TAP Pharmaceuticals Inc.
- Company type: Joint venture
- Industry: Pharmaceuticals
- Founded: 1977
- Defunct: 2008
- Fate: Dissolved
- Headquarters: Deerfield, Illinois, U.S. Nihonbashi, Chuo, Tokyo, Japan
- Parent: Takeda Pharmaceutical Company Abbott Laboratories

= TAP Pharmaceuticals =

Japanese-American pharmaceutical joint venture

TAP Pharmaceuticals was formed in 1977 as a joint venture between the two global pharmaceutical companies, Abbott Laboratories and Takeda Pharmaceutical Co. and was dissolved in 2008; its two most lucrative products were proton-pump inhibitor lansoprazole (Prevacid) and the prostate cancer drug, leuprorelin (Lupron). The intention of the joint venture was to get products that Takeda had discovered developed, approved, and marketed in the US and Canada.

The company was established at a time when Japanese pharmaceutical companies were seeking partnerships to access the US market. These efforts were supported by the Japanese government at the time to help the national economy compete in higher technology, as countries like South Korea, Taiwan were beginning to catch up with Japan in commodity production. Japanese pharmaceutical companies were especially strong in the fields of generating analogs of known cephalosporin antibiotics, cancer drugs, and cardiovascular drugs.

The first products TAP file new drug applications for, were two cephalosporins, cefmenoxime (Cefmax) and cefsulodin (Cefonomil), estazolam for sleep disorders, and leuprorelin; leuprorelin was the first one approved, in 1985.

In 1998 Takeda established its own US R&D and sales force, for the diabetes drug pioglitazone (Actos).

In 2000, TAP's withdrew its new drug application for apomorphine (branded as "Uprima") as a treatment for erectile dysfunction after an FDA review panel raised questions about the drug's safety, due to many clinical trial subjects fainting after taking the drug.

In 2001, the US Department of Justice, states attorneys general, and TAP Pharmaceutical Products settled criminal and civil charges against TAP related to federal and state medicare fraud and illegal marketing of the drug leuprorelin. TAP paid a total of $875 million, which was a record high at the time.

The $875 million settlement broke down to $290 million for violating the Prescription Drug Marketing Act, $559.5 million to settle federal fraud charges for overcharging Medicare, and $25.5 million reimbursement to 50 states and Washington, D.C., for filing false claims with the states' Medicaid programs. The case arose under the False Claims Act with claims filed by Douglas Durand, a former TAP vice president of sales, and Joseph Gerstein, a doctor at Tufts University's HMO practice. Durand, Gerstein, and Tufts shared $95 million of the settlement.

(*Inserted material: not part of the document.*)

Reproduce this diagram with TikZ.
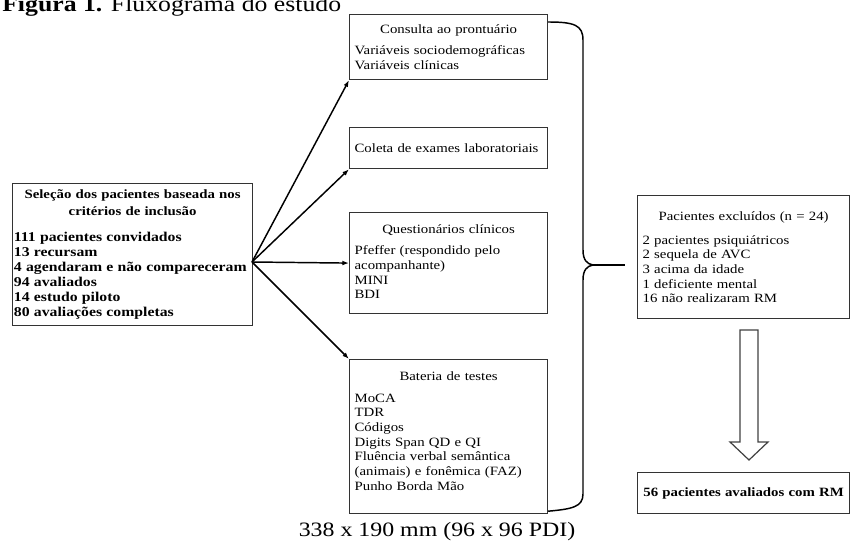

When the settlement was announced, the Department of Justice also announced that seven people were indicted on criminal charges by a grand jury; the DoJ also said that four doctors pleaded guilty for receiving kickbacks. As of 2003 around 12 TAP employees had been indicted and were contested the charges, and one pleaded guilty. However, in July 2004 a federal jury in Boston declared all the defendants not guilty.

Abbott and Takeda agreed to end the partnership in 2008, with Abbott keeping the rights to leuprorelin, which had sales in 2007 of $600 million and a patent expiring in 2015 and the approximately 300 employees who worked on the product, and Takeda keeping the rights to lansoprazole, which had sales of $2.3 billion in 2007 but was facing imminent generic competition, along with 800 employees in the U.S. and all the drugs in the TAP pipeline. Takeda was also obligated to pay Abbott about $1.5 billion over several years. By 2008, Takeda's own sales in the US outside of TAP had grown to $3 billion, mostly from sales of pioglitazone which by then was the best-selling diabetes drug in the world.